In Tempnology, the First Circuit ruled that the bankrupt trademark licensor could deprive the non-debtor licensee from continued rights to use the licensed trademarks. The licensee appealed to the Supreme Court which agreed to hear the case.
In a decision issued in May 2019, the Supreme Court reversed the First Circuit decision. In so doing, the Supreme Court also rejected the similar logic of the Fourth Circuit’s 1985 opinion in Lubrizol Enterprises, Inc. v. Richmond Metal Finishers, Inc.
In its ruling, the Supreme Court adopted the competing view of the Seventh Circuit’s 2012 decision in Sunbeam Products, Inc. v. Chicago American Manufacturing, LLC — holding that a debtor licensor’s “rejection” of a license in bankruptcy did not, by itself, deprive a non-debtor licensee of the right to continued usage of the trademarks.
The 8-1 Supreme Court decision, authored by Justice Kagen, brought much needed clarity to a narrow (but important) issue that had divided lower courts for years. Yet, the Supreme Court’s resolution of that issue has had no impact on bringing final resolution to the Tempnology parties. Their battle has continued unabated in the federal courts. Indeed, in the year since the Supreme Court argument, litigation remains pending and a resolution for the parties appears nowhere in sight.
So what has happened in the past year? Soon after the Supreme Court decision was announced in May, 2019, the First Circuit in July, 2019 remanded the case back to the Bankruptcy Court for further proceedings consistent with the Supreme Court’s judgment.
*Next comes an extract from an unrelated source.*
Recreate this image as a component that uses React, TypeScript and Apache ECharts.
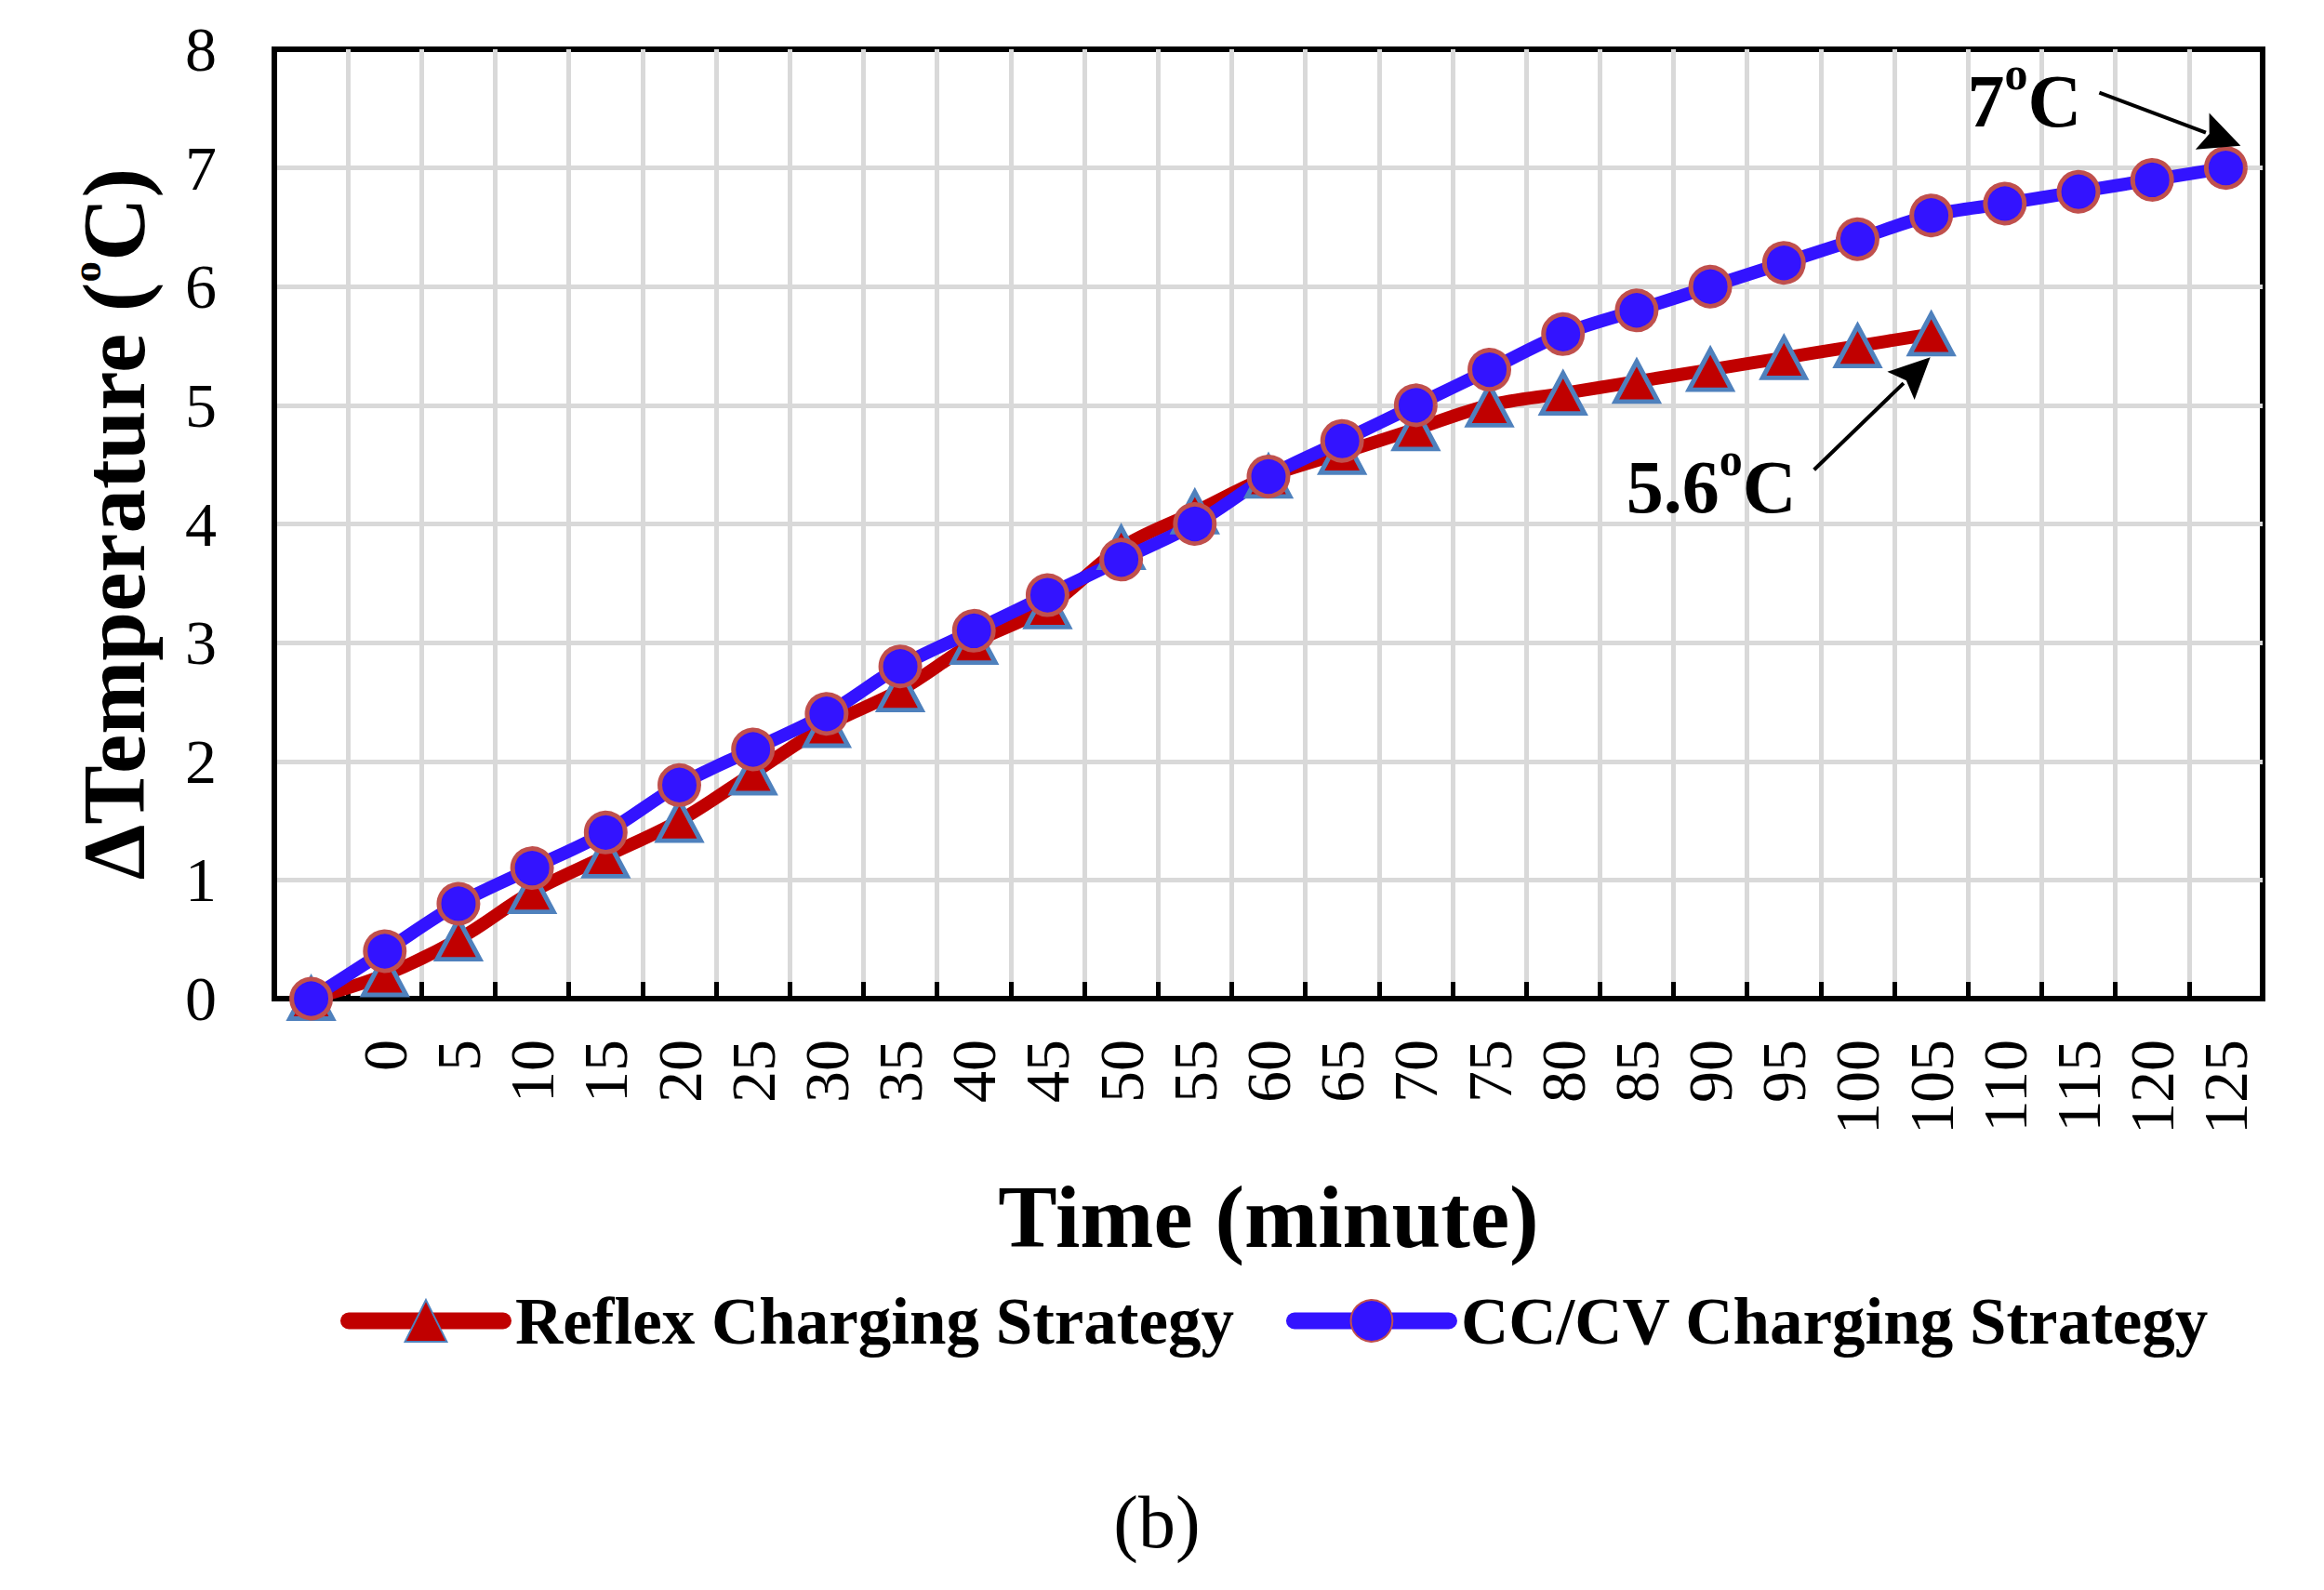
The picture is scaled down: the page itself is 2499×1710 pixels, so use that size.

Thereafter, the licensee filed an amended proof of claim and an administrative expense motion seeking damages for both the pre-bankruptcy and post-bankruptcy period.
No action has been taken by the Debtor or the Bankruptcy Court on the damage claim issue as of yet however. Instead, by agreement of the parties and the approval of the Bankruptcy Court, the deadline for filing any response has been stayed pending a decision by the First Circuit on yet another appeal of yet another dispute. While the appeal in that dispute remains pending, the parties have agreed to reserve all rights against each other in the underlying bankruptcy case (Case No 15-11400-CJP, Bankr. D. N.H).
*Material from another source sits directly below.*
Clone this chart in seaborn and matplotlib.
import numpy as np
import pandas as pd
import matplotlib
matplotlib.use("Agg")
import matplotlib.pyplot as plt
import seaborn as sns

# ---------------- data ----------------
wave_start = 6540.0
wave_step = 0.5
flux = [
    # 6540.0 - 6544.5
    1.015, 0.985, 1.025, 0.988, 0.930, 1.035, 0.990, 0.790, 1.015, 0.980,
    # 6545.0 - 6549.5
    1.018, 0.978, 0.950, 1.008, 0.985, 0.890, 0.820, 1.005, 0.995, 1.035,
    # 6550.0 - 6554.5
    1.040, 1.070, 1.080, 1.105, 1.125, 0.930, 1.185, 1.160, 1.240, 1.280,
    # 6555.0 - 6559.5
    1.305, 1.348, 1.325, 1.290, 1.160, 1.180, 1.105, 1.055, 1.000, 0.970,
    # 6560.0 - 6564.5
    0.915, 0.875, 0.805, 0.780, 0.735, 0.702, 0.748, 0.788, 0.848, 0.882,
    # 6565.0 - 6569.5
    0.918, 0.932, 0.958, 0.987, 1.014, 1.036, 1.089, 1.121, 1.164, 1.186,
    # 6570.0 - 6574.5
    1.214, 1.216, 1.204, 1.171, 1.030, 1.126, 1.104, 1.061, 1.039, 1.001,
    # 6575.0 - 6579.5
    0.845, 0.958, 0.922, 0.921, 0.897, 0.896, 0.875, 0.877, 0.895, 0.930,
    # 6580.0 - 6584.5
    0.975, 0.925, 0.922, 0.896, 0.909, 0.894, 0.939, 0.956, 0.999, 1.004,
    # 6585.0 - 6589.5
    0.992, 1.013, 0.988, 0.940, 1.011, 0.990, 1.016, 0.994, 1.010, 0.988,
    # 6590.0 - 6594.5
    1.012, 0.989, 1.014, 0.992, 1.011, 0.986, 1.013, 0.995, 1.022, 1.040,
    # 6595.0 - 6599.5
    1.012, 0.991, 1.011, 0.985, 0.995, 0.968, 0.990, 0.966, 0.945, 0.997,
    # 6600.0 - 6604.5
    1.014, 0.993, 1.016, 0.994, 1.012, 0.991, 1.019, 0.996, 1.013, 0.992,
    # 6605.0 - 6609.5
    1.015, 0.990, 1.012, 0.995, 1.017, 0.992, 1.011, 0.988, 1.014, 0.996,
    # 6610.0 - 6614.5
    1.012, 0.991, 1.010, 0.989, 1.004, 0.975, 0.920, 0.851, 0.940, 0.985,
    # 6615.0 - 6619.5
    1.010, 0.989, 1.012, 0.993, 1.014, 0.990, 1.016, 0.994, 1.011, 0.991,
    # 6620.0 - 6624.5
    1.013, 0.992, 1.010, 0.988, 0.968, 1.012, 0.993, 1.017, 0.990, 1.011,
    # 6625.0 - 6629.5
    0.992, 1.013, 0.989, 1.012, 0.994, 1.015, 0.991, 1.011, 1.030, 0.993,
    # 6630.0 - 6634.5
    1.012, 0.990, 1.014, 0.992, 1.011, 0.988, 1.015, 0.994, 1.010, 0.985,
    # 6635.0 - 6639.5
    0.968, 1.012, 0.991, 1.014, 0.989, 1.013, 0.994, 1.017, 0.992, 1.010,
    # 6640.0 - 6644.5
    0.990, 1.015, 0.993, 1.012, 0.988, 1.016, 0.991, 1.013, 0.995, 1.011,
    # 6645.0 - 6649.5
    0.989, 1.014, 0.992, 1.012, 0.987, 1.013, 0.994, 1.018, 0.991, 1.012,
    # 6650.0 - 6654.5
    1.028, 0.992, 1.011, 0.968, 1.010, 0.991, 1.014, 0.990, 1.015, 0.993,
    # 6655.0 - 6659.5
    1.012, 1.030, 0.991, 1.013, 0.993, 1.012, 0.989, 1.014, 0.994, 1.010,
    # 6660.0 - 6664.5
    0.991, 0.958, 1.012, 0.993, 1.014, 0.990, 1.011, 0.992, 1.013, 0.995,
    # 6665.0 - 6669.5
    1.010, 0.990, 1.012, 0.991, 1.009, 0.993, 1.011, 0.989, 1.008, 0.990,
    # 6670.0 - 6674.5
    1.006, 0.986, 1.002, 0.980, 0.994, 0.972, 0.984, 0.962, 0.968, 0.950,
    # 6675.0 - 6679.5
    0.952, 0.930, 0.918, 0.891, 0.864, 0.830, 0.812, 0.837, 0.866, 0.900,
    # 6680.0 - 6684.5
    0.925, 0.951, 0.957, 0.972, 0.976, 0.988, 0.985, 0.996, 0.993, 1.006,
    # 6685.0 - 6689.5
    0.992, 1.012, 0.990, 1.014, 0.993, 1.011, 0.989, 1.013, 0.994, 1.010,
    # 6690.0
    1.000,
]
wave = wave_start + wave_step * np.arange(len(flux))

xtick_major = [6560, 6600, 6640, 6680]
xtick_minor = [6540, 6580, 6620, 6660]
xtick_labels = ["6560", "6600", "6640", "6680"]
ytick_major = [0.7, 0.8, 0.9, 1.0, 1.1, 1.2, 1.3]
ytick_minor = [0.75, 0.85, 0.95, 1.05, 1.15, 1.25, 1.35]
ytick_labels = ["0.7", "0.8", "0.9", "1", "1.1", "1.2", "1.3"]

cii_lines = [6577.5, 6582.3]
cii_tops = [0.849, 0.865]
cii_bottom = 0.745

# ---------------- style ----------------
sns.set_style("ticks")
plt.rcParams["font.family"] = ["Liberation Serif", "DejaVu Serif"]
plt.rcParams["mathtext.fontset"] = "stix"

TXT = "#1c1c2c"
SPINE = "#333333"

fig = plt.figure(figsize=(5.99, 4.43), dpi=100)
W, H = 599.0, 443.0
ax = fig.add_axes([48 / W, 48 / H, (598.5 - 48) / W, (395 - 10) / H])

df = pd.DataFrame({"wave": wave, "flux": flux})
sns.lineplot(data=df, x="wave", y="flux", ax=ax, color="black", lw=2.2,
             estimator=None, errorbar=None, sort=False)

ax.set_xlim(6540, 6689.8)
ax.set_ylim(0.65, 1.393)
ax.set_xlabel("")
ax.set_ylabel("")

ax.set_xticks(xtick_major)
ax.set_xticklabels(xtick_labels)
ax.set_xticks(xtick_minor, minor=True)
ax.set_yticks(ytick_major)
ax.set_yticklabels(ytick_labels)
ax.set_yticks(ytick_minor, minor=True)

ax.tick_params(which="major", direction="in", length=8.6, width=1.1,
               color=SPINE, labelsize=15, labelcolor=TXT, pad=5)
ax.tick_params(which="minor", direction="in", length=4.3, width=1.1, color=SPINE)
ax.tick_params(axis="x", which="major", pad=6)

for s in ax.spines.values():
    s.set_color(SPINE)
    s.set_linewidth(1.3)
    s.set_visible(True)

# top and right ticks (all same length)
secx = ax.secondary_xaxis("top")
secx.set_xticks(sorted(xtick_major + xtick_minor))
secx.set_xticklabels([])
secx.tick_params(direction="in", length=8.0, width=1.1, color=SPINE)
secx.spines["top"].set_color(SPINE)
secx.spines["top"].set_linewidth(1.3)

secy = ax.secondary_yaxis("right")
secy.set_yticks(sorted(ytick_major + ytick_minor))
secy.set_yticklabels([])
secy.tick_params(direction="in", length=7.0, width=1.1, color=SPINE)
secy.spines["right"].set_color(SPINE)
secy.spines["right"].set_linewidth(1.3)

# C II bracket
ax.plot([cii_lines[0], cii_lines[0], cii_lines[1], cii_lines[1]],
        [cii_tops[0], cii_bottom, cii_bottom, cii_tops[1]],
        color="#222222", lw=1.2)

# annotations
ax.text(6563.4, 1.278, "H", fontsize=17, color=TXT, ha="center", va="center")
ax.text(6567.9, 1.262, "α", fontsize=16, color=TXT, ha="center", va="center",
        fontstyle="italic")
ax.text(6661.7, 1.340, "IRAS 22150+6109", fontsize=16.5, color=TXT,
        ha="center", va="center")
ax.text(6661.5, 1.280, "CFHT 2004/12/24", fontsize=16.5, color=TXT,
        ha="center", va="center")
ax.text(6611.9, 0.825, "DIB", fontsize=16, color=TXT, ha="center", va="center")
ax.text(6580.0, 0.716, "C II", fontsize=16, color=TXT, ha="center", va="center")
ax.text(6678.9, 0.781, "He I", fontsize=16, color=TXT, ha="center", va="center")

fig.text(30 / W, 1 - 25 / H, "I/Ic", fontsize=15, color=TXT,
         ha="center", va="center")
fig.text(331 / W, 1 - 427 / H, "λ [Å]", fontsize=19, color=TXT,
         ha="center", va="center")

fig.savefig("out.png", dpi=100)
What appeal is pending now before the First Circuit? Throughout the time when Supreme Court review was underway in 2019 on the license issue, proceedings continued in the underlying bankruptcy proceeding on other issues. Specifically, the Bankruptcy Court determined that it was not precluded by the pending Supreme Court review from granting relief from stay to the secured lender who had purchased the Debtor’s assets at a bankruptcy auction at the outset of the bankruptcy case. The licensee appealed to the Bankruptcy Appellate Panel (BAP) which affirmed in a decision issued June 18, 2019.
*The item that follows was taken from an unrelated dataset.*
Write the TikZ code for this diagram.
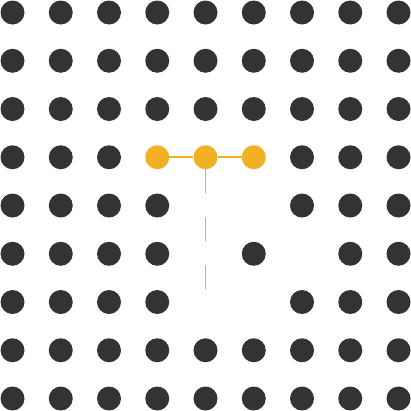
\documentclass[tikz,border=0pt]{standalone}
\definecolor{darkdot}{HTML}{333333}
\definecolor{orangedot}{HTML}{F2B024}
\begin{document}
\begin{tikzpicture}[x=1pt,y=-1pt,
  gdot/.style={circle,fill=darkdot,minimum size=24pt,inner sep=0pt},
  odot/.style={circle,fill=orangedot,minimum size=24pt,inner sep=0pt},
  oline/.style={draw=orangedot,line width=1.8pt}]
\useasboundingbox (0,0) rectangle (411,410);
\foreach \i in {0,...,8}{
  \foreach \j in {0,...,8}{
    \pgfmathtruncatemacro{\skip}{
      (\j==3 && (\i==3 || \i==4 || \i==5)) ||
      (\j==4 && (\i==4 || \i==5)) ||
      (\j==5 && (\i==4 || \i==6)) ||
      (\j==6 && (\i==4 || \i==5))}
    \ifnum\skip=0
      \node[gdot] (d\i-\j) at ({12.5+48.25*\i},{12.5+48.25*\j}) {};
    \fi
  }
}
\node[odot] (o1) at ({12.5+48.25*3},{12.5+48.25*3}) {};
\node[odot] (o2) at ({12.5+48.25*4},{12.5+48.25*3}) {};
\node[odot] (o3) at ({12.5+48.25*5},{12.5+48.25*3}) {};
\coordinate (vend) at ({12.5+48.25*4},289);
\draw[oline] (o1) -- (o2);
\draw[oline] (o2) -- (o3);
\draw[oline,dash pattern=on 24pt off 24pt] (o2.south) -- (vend);
\end{tikzpicture}
\end{document}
Because no stay pending appeal was issued by either the Bankruptcy Court or the BAP, the debtor distributed the sole remaining estate asset (approximately $500,000 in cash) to the secured lender/buyer. The licensee then appealed that decision to the First Circuit in July 2019, where the dispute remains pending today. (1st Cir. Docket No. 19-9004).
Some observations on the current status:
- According to press reports, Tempnology was originally formed in 2008. The license agreement at issue was signed in 2012 and Tempnology sought chapter 11 relief in 2015.
- The parties have already spent more years in litigation over the license (5) than the number of years the deal remained in place (3). At this rate, it is entirely possible that the battle may still rage in 2022 — given the parties as many years of litigation (7) as Tempnology had of corporate life before seeking chapter 11.
- Could the deal have been structured differently at the outset so as to have avoided the scenario that unfolded? Were there inflection points during the deal where some renegotiation could have occurred that would have avoided the need for chapter 11 and the subsequent five years (and counting) of litigation? How much time, money and effort could have been saved if an alternative path of mutual interest been identified and pursued?
When entering into a contractual relationship, it is important to think critically not just about the possible upside of the relationship — but also the possible downside and ways to minimize adverse impacts. No matter how the First Circuit ultimately comes out on the most recent dispute — and no matter how the Bankruptcy Court ultimately comes out on the pending damage claims — the title of victor will prove elusive for any party after so many years.